Raj Samani (Twitter @Raj_Samani)
Why are data breaches so commonplace? Whether the attacks are against the energy sector as reported July 2014[i] with over 1,000 energy companies in North America and Europe reported to have been compromised. To other attacks targeting other sectors (e.g. Operation Troy, Operation High Roller Nightdragon, etc.) it would appear that no sector is immune from data breaches. One common theme amongst these and other attacks is the initial infection vector, namely exploiting the subconscious of a trusted employee. The modus operandi for most of the common data breaches is to leverage some form of social engineering to coerce the user into an action facilitating malware infection.
The prevalence of social engineering in many publicly disclosed cyber-attacks demonstrates either an inherent weakness in the acumen of victims to distinguish malicious communications, or that cybercriminals are using more complex methods to bypass the ‘human firewall’. The answer of course likely lies somewhere in between these two statements, but regardless of the root case it does demonstrate that the first line of defense is evidently failing. The default position to blame users as the cause for breaches which is not entirely fair.
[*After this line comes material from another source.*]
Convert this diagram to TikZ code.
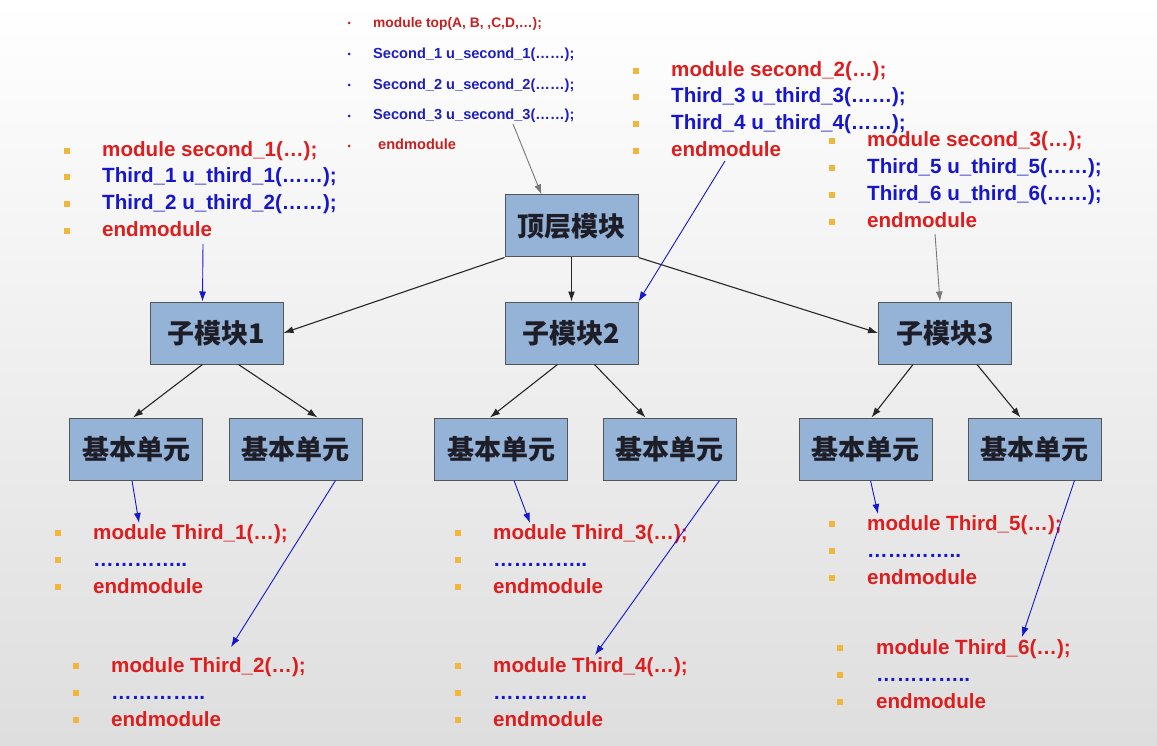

Whilst there will be examples where clearly unsafe practices are being employed, our latest whitepaper “Hacking the Human Operating System” demonstrates the techniques used by attackers are to bypass the consciousness of their targets and attempt to manipulate victims through leveraging subconscious levers of influence.
The paper reviews the concept of social engineering; the techniques used within many of the recent cyber-attacks, levers used to influence victims, communication channels used, and suggested controls to reduce the risk.. Much has been written about social engineering. The content of these sources vary widely, from definitions, to mitigation. The purpose of the paper is to define the concepts, and introduce mitigations that go beyond simply suggesting that awareness is a panacea.